» **THE REQUEST**
Return precisely the span of lines from the top of the material below to the line containing "137, 257, 586]", both included. Pictures are excluded.

» **DATASET SECTION**
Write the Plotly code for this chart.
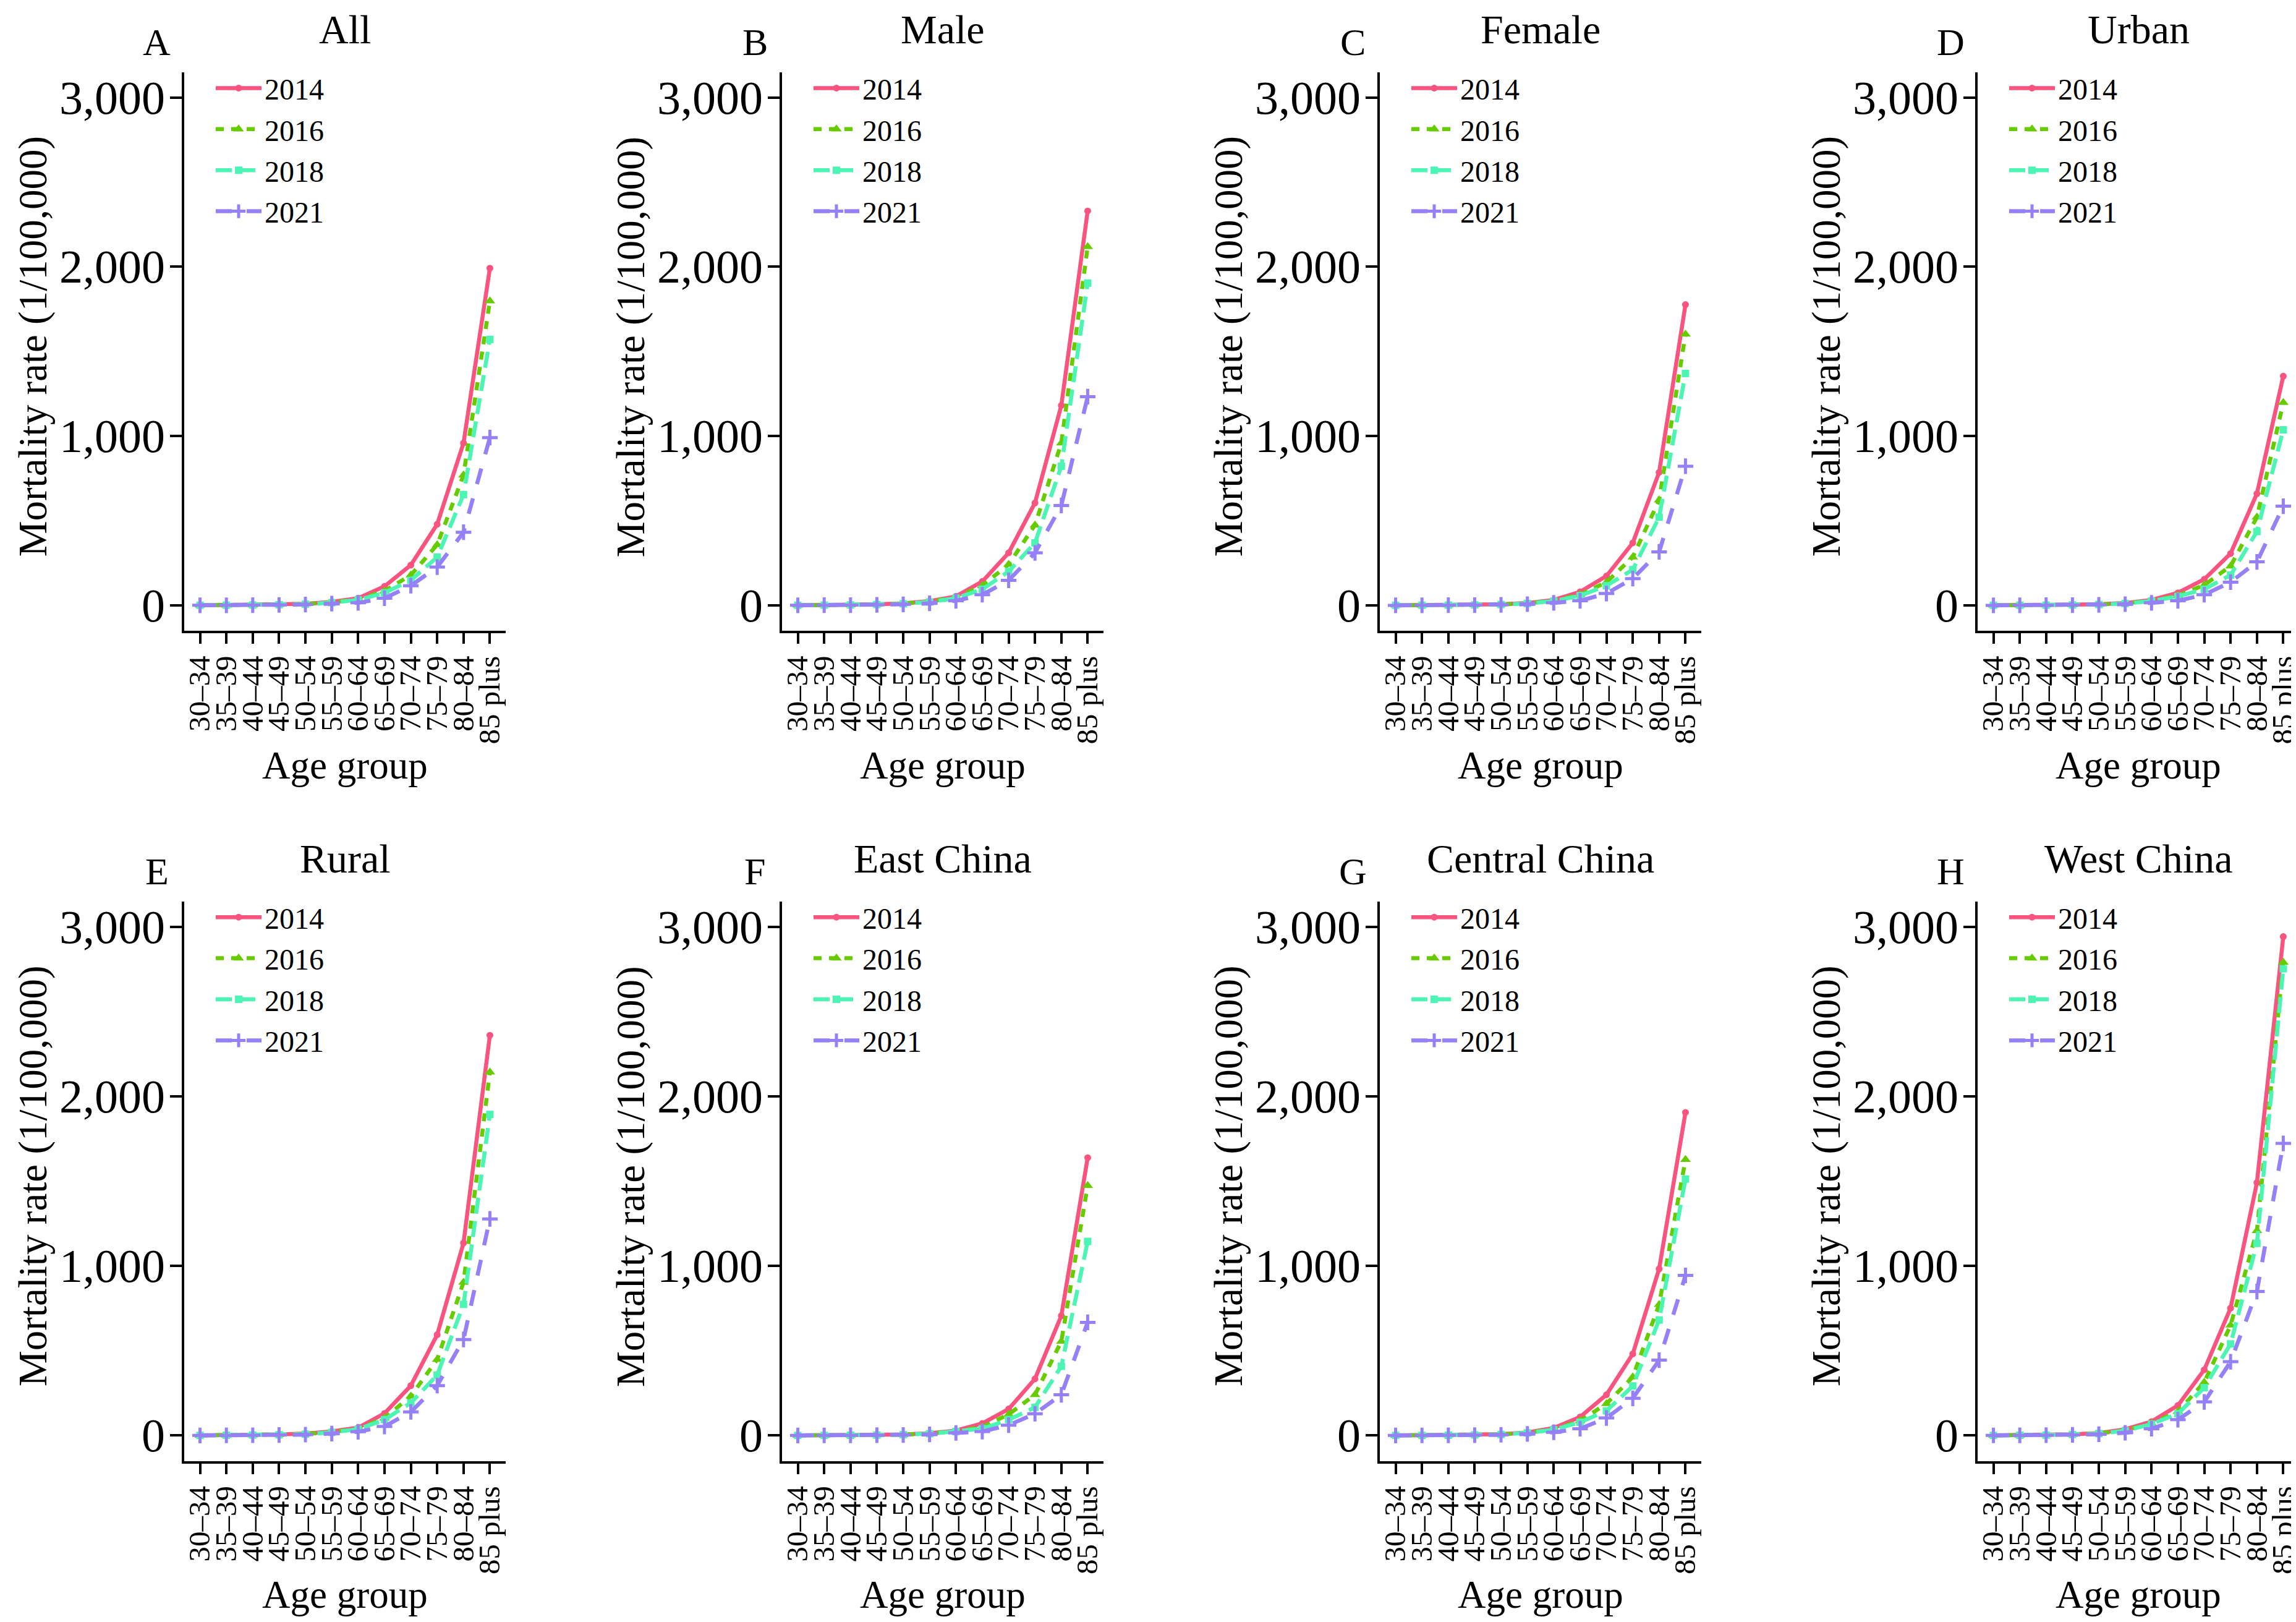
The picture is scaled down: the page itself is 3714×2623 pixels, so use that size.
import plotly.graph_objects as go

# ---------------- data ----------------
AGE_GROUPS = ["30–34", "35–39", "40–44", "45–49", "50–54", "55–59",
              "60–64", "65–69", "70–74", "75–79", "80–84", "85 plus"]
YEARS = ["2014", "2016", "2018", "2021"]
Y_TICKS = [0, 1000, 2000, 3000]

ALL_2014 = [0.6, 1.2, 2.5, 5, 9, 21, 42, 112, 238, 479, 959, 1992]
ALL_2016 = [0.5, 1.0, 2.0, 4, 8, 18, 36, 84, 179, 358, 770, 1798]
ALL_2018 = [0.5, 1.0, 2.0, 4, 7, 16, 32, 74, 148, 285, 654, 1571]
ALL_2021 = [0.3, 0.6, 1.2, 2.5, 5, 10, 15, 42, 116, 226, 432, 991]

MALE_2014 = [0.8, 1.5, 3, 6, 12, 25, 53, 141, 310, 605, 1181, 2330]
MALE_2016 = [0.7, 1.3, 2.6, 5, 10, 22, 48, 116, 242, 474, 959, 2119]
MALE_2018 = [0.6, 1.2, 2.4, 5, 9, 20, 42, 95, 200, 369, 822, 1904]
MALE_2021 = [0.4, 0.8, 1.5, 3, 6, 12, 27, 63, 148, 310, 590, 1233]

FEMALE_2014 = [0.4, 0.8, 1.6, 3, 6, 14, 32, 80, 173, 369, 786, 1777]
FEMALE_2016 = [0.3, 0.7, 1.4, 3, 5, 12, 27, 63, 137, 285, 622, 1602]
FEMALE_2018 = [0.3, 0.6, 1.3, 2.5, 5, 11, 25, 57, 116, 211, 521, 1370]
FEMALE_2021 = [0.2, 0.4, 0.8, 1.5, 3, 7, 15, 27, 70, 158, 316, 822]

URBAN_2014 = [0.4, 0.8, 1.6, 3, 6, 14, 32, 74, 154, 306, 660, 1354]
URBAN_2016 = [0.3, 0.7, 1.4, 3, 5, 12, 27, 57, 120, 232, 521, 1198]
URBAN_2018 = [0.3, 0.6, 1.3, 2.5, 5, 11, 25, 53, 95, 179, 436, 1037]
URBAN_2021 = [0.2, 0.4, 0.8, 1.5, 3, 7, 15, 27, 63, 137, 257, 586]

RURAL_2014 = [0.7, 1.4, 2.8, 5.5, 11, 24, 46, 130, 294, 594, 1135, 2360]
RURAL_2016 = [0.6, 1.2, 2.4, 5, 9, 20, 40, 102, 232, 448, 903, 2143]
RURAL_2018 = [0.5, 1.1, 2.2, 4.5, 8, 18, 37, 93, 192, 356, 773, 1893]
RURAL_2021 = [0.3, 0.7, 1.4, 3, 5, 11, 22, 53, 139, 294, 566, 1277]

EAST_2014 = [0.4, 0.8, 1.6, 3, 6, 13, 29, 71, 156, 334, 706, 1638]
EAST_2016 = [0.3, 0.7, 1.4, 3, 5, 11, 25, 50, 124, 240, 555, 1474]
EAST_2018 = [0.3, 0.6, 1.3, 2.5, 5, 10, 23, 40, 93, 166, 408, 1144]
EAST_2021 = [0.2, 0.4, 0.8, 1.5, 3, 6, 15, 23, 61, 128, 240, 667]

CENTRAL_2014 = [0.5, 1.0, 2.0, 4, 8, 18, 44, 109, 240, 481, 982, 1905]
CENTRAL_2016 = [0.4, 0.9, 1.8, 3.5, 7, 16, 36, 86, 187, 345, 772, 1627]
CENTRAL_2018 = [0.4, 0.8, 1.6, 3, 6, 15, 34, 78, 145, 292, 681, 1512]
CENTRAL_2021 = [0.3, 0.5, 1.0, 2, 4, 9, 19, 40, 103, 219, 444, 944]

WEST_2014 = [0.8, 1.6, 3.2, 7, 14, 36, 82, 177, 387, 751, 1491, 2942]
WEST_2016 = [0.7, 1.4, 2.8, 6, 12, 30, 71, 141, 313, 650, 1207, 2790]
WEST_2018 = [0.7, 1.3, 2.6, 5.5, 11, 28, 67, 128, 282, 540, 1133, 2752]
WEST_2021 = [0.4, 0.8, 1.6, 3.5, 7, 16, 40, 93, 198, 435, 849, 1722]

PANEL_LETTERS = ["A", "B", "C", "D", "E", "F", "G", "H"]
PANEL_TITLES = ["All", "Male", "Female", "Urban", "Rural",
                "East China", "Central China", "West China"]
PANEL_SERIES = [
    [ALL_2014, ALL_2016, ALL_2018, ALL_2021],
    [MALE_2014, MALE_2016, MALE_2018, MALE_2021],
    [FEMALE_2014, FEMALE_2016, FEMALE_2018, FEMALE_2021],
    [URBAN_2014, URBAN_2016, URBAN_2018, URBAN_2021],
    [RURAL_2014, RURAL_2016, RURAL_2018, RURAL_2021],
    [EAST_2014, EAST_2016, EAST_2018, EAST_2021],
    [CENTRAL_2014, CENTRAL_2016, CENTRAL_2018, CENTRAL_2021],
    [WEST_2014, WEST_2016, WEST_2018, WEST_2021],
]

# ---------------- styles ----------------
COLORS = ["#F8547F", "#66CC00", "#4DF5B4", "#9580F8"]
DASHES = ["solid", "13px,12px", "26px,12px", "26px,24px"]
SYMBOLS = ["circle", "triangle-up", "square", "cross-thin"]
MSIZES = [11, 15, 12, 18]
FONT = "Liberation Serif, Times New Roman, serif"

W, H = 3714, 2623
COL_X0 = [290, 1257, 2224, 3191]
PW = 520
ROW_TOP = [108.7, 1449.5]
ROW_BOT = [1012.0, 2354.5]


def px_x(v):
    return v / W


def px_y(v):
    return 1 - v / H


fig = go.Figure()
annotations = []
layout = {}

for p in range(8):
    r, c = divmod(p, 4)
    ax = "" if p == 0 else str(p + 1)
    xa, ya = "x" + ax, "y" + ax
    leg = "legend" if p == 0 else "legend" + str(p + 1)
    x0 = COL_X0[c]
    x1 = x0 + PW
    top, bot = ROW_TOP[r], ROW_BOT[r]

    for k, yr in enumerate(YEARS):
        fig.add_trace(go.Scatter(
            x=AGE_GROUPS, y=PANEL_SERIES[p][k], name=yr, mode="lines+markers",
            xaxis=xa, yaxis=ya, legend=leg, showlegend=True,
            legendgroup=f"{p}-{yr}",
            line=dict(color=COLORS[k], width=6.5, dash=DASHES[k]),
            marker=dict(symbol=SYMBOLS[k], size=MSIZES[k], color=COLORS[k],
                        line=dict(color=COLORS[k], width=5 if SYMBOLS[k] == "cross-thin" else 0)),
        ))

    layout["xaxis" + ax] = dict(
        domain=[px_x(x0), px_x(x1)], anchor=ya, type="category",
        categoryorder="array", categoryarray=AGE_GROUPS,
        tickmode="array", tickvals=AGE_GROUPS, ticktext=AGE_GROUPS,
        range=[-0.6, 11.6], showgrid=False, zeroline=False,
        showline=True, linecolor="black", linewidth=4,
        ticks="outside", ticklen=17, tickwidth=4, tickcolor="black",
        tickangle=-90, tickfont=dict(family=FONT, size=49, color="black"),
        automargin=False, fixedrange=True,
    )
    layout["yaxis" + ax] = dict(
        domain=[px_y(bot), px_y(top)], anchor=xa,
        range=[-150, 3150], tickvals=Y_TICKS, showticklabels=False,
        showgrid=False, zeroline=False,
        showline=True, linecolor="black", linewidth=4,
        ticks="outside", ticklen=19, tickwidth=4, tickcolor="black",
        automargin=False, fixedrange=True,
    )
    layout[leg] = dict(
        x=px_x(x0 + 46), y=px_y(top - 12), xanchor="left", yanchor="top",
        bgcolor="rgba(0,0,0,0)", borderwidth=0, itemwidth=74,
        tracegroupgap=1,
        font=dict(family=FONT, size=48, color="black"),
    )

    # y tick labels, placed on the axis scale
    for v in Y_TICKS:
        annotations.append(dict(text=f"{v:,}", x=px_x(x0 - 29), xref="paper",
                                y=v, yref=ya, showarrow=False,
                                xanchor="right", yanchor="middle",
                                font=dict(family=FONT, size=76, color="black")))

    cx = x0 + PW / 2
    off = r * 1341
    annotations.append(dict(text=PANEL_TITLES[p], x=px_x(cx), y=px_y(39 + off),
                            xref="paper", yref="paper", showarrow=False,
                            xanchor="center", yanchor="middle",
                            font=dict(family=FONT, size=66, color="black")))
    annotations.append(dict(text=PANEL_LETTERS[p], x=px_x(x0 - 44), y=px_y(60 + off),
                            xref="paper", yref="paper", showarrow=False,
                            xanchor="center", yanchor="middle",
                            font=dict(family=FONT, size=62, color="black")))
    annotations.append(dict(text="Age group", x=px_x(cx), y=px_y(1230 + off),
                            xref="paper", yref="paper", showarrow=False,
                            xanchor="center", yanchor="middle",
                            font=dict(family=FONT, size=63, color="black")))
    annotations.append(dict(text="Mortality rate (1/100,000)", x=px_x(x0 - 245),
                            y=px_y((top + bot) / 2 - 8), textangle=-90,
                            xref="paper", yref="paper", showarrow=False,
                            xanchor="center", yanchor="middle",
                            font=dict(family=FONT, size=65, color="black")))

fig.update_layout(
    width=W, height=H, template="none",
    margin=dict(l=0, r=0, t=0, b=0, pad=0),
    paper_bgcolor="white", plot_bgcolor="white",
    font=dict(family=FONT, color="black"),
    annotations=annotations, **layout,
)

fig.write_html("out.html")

» **EXERCISE SOLUTION**
Write the Plotly code for this chart.
The picture is scaled down: the page itself is 3714×2623 pixels, so use that size.
import plotly.graph_objects as go

# ---------------- data ----------------
AGE_GROUPS = ["30–34", "35–39", "40–44", "45–49", "50–54", "55–59",
              "60–64", "65–69", "70–74", "75–79", "80–84", "85 plus"]
YEARS = ["2014", "2016", "2018", "2021"]
Y_TICKS = [0, 1000, 2000, 3000]

ALL_2014 = [0.6, 1.2, 2.5, 5, 9, 21, 42, 112, 238, 479, 959, 1992]
ALL_2016 = [0.5, 1.0, 2.0, 4, 8, 18, 36, 84, 179, 358, 770, 1798]
ALL_2018 = [0.5, 1.0, 2.0, 4, 7, 16, 32, 74, 148, 285, 654, 1571]
ALL_2021 = [0.3, 0.6, 1.2, 2.5, 5, 10, 15, 42, 116, 226, 432, 991]

MALE_2014 = [0.8, 1.5, 3, 6, 12, 25, 53, 141, 310, 605, 1181, 2330]
MALE_2016 = [0.7, 1.3, 2.6, 5, 10, 22, 48, 116, 242, 474, 959, 2119]
MALE_2018 = [0.6, 1.2, 2.4, 5, 9, 20, 42, 95, 200, 369, 822, 1904]
MALE_2021 = [0.4, 0.8, 1.5, 3, 6, 12, 27, 63, 148, 310, 590, 1233]

FEMALE_2014 = [0.4, 0.8, 1.6, 3, 6, 14, 32, 80, 173, 369, 786, 1777]
FEMALE_2016 = [0.3, 0.7, 1.4, 3, 5, 12, 27, 63, 137, 285, 622, 1602]
FEMALE_2018 = [0.3, 0.6, 1.3, 2.5, 5, 11, 25, 57, 116, 211, 521, 1370]
FEMALE_2021 = [0.2, 0.4, 0.8, 1.5, 3, 7, 15, 27, 70, 158, 316, 822]

URBAN_2014 = [0.4, 0.8, 1.6, 3, 6, 14, 32, 74, 154, 306, 660, 1354]
URBAN_2016 = [0.3, 0.7, 1.4, 3, 5, 12, 27, 57, 120, 232, 521, 1198]
URBAN_2018 = [0.3, 0.6, 1.3, 2.5, 5, 11, 25, 53, 95, 179, 436, 1037]
URBAN_2021 = [0.2, 0.4, 0.8, 1.5, 3, 7, 15, 27, 63, 137, 257, 586]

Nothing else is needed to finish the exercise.